Ускок вскочил, потянулся, засунул письмо за пазуху и перекинул ружье через плечо.
– Вы гоните меня к волкам, ну что ж! Пусть будет так, и да поможет бог. Я повезу это письмо к братьям ускокам, пусть им поп прочтет, и если в ближайшие дни в Жумбераке не полетят искры из кремня, то это будет моя вина.
– Скажи братьям, – наставлял Илия, – чтобы спускались с гор и спешили к Кршко.
– Понятно, скажу! И сам приду, если бог даст, на свадьбу молодецкую. Прощай, Илия, дорогой, названый брат, желаю тебе удачи.
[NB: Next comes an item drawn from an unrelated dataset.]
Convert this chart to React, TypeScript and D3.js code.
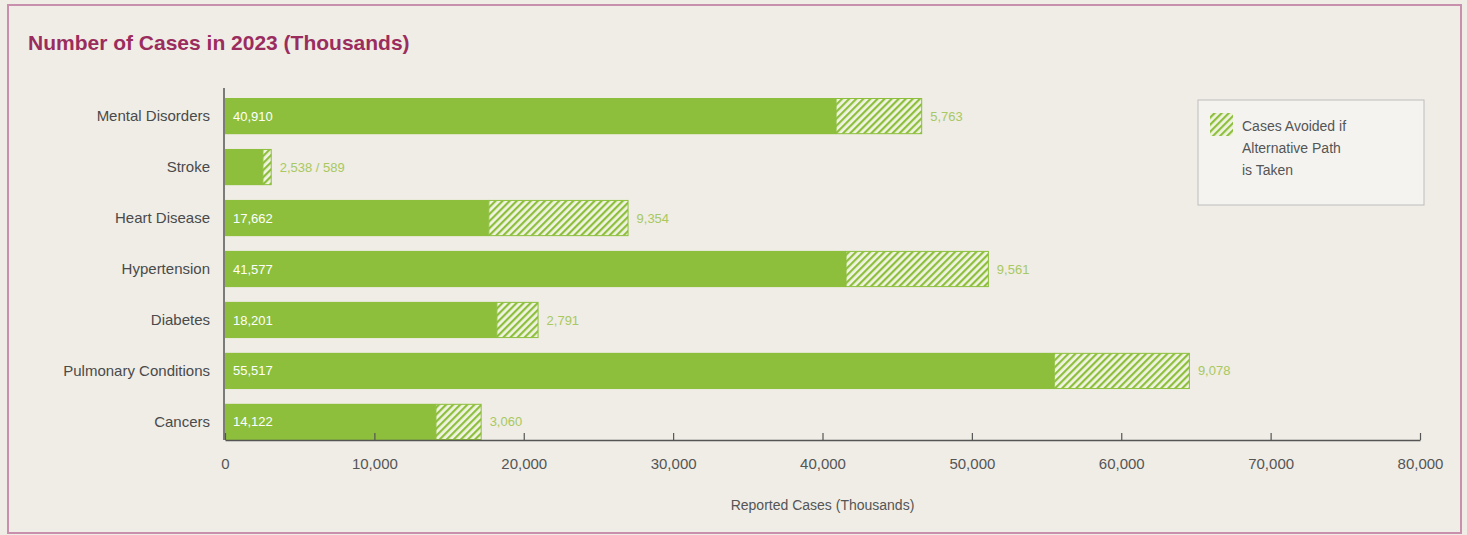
import { useEffect, useRef } from "react";
import * as d3 from "d3";

const width = 1467;
const height = 535;
const margin = { top: 98, right: 47, bottom: 95, left: 225 };

const categories = [
  "Mental Disorders",
  "Stroke",
  "Heart Disease",
  "Hypertension",
  "Diabetes",
  "Pulmonary Conditions",
  "Cancers",
];
const reportedCases = [40910, 2538, 17662, 41577, 18201, 55517, 14122];
const avoidedCases = [5763, 589, 9354, 9561, 2791, 9078, 3060];
const xTicks = [0, 10000, 20000, 30000, 40000, 50000, 60000, 70000, 80000];

const green = "#8dbf3c";
const font = "'Liberation Sans', Arial, sans-serif";

type Row = { name: string; reported: number; avoided: number };

export default function App() {
  const svgRef = useRef<SVGSVGElement | null>(null);

  useEffect(() => {
    if (!svgRef.current) return;
    const svg = d3.select(svgRef.current);
    svg.selectAll("*").remove();

    const data: Row[] = categories.map((name, i) => ({
      name,
      reported: reportedCases[i],
      avoided: avoidedCases[i],
    }));

    const axisY = height - margin.bottom;

    const x = d3
      .scaleLinear()
      .domain([0, 80000])
      .range([margin.left, width - margin.right]);

    const y = d3
      .scaleBand()
      .domain(categories)
      .range([margin.top, axisY])
      .paddingInner(0.29)
      .paddingOuter(0);

    // background + frame
    svg.append("rect").attr("width", width).attr("height", height).attr("fill", "#efede6");
    svg
      .append("rect")
      .attr("x", 8)
      .attr("y", 5)
      .attr("width", 1453)
      .attr("height", 528)
      .attr("fill", "#efede6")
      .attr("stroke", "#c990ad")
      .attr("stroke-width", 2);

    // hatch pattern
    const defs = svg.append("defs");
    const pat = defs
      .append("pattern")
      .attr("id", "hatch")
      .attr("patternUnits", "userSpaceOnUse")
      .attr("width", 5)
      .attr("height", 5)
      .attr("patternTransform", "rotate(45)");
    pat.append("rect").attr("width", 5).attr("height", 5).attr("fill", "#f1f4e2");
    pat.append("rect").attr("width", 2.2).attr("height", 5).attr("fill", green);

    // title
    svg
      .append("text")
      .attr("x", 28)
      .attr("y", 50)
      .attr("fill", "#9b2d5e")
      .style("font-family", font)
      .style("font-size", "21px")
      .style("font-weight", "600")
      .text("Number of Cases in 2023 (Thousands)");

    // bars
    const rows = svg
      .append("g")
      .selectAll("g")
      .data(data)
      .join("g")
      .attr("transform", (d) => `translate(0, ${y(d.name)})`);

    rows
      .append("rect")
      .attr("x", x(0))
      .attr("width", (d) => x(d.reported) - x(0))
      .attr("height", y.bandwidth())
      .attr("fill", green);

    rows
      .append("rect")
      .attr("x", (d) => x(d.reported))
      .attr("y", 0.5)
      .attr("width", (d) => x(d.reported + d.avoided) - x(d.reported) - 0.5)
      .attr("height", y.bandwidth() - 1)
      .attr("fill", "url(#hatch)")
      .attr("stroke", green)
      .attr("stroke-width", 1);

    rows
      .filter((d) => d.name !== "Stroke")
      .append("text")
      .attr("x", x(0) + 8)
      .attr("y", y.bandwidth() / 2)
      .attr("dy", "0.35em")
      .attr("fill", "#ffffff")
      .style("font-family", font)
      .style("font-size", "13px")
      .text((d) => d3.format(",")(d.reported));

    rows
      .append("text")
      .attr("x", (d) => x(d.reported + d.avoided) + 8)
      .attr("y", y.bandwidth() / 2)
      .attr("dy", "0.35em")
      .attr("fill", "#a9c85f")
      .style("font-family", font)
      .style("font-size", "13px")
      .text((d) =>
        d.name === "Stroke"
          ? `${d3.format(",")(d.reported)} / ${d3.format(",")(d.avoided)}`
          : d3.format(",")(d.avoided),
      );

    // category labels
    svg
      .append("g")
      .selectAll("text")
      .data(categories)
      .join("text")
      .attr("x", 210)
      .attr("y", (d) => (y(d) ?? 0) + y.bandwidth() / 2)
      .attr("dy", "0.35em")
      .attr("text-anchor", "end")
      .attr("fill", "#4a4a4a")
      .style("font-family", font)
      .style("font-size", "15px")
      .text((d) => d);

    // axes
    svg
      .append("line")
      .attr("x1", x(0) - 1)
      .attr("x2", x(0) - 1)
      .attr("y1", 88)
      .attr("y2", axisY)
      .attr("stroke", "#555")
      .attr("stroke-width", 1.5);

    const xAxis = svg
      .append("g")
      .attr("transform", `translate(0, ${axisY})`)
      .call(
        d3
          .axisBottom(x)
          .tickValues(xTicks)
          .tickSize(-7)
          .tickSizeOuter(0)
          .tickPadding(18)
          .tickFormat((d) => d3.format(",")(d as number)),
      );
    xAxis.select(".domain").attr("stroke", "#555").attr("stroke-width", 1.5);
    xAxis.selectAll(".tick line").attr("stroke", "#555").attr("stroke-width", 1.2);
    xAxis
      .selectAll(".tick text")
      .attr("fill", "#555")
      .style("font-family", font)
      .style("font-size", "15px");

    svg
      .append("text")
      .attr("x", (x(0) + x(80000)) / 2)
      .attr("y", 510)
      .attr("text-anchor", "middle")
      .attr("fill", "#555")
      .style("font-family", font)
      .style("font-size", "14px")
      .text("Reported Cases (Thousands)");

    // legend
    const legend = svg.append("g").attr("transform", "translate(1198, 100)");
    legend
      .append("rect")
      .attr("width", 226)
      .attr("height", 105)
      .attr("fill", "#f4f3ef")
      .attr("stroke", "#bdbdbd");
    legend
      .append("rect")
      .attr("x", 12)
      .attr("y", 13)
      .attr("width", 23)
      .attr("height", 23)
      .attr("fill", "url(#hatch)");
    legend
      .selectAll("text")
      .data(["Cases Avoided if", "Alternative Path", "is Taken"])
      .join("text")
      .attr("x", 44)
      .attr("y", (_, i) => 31 + i * 22)
      .attr("fill", "#555")
      .style("font-family", font)
      .style("font-size", "14px")
      .text((d) => d);
  }, []);

  return (
    <svg
      ref={svgRef}
      width={width}
      height={height}
      style={{ position: "absolute", left: 0, top: 0, display: "block" }}
    />
  );
}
Прощайте, братья, до радостной встречи!
Ножина расцеловался с Илией, вышел, сел на коня и понесся в сторону Ускокских гор.
Было уже поздно, и войско спало, когда недалеко от Савы два человека встретились в ночном тумане.
– Дорочич, – сказал один из них шепотом, – это ты?
– Да, Дрмачич. Что такое?
– Ты поедешь завтра в Метлику?
– Да.
– Ты не раздумал? Эти глупые крестьянские головы в наших руках. Господа заплатят нам за них дорого, мы ведь знаем все нити.
– Хе! Верно, яблочко вкусно, но как быть с нашей клятвой?
– Да нужно ли перед разбойниками клятву держать? Ведь они по закону-то разбойники. Значит?…
– Ладно. Но как?
– Очень просто. Я напишу письмо. Ты повезешь его Алапичу в Ястребарское, там, где твой брат. А в Метлику не поедешь. А я часть дороги проеду с тобой; скажу, что хочу обследовать район. Поверят.
– А потом?
– Вернусь к крестьянам.
– Но…
– Молчи! Идут. Ты ступай сюда, я – туда. Значит, завтра. Покойной ночи!
День занялся ясный. В бледном зимнем небе солнце стояло, как горячий багровый шар, а снег и иней сверкали, как стекло. На штирийском берегу Савы выстроилось крестьянское войско. На краньском берегу толпился народ, следя за всем, что происходит, а из замка над Кршко, крепко заперев железные ворота, наблюдал комендант. Вскоре от краньского берега отчалил паром и подошел к штирийскому берегу. Тут стоял Илия, а рядом с ним крестьянские командиры. Илия говорил растроганным голосом:
– Братья! Пошли мы из дому завоевывать нашу свободу. Пришли в этот край и встретили здесь своих братьев. Мы сильны, потому что стоим за правое дело. Здесь пути наши расходятся, но цель у нас одна. Кого-нибудь из нас судьба столкнет с войском господ. Пусть не дрогнет ваше сердце, покажите, что вы мужчины! – Командир снял шапку и, подняв глаза к небу, сказал: –. Боже! Ты видишь нас, стоящих здесь, на морозе, на чужой земле! Боже! Ты знаешь, что наши намерения чисты, что поднялись мы не на злое дело. Благослови нас, боже! Пошли нам счастье! С богом, братья, до встречи под Суседом! Прощайте!
– Илия, – сказал командир Купинич и положил три пальца на саблю, – клянусь тебе, что живым этой сабли не отдам, и буду биться до последней капли крови. Прощай!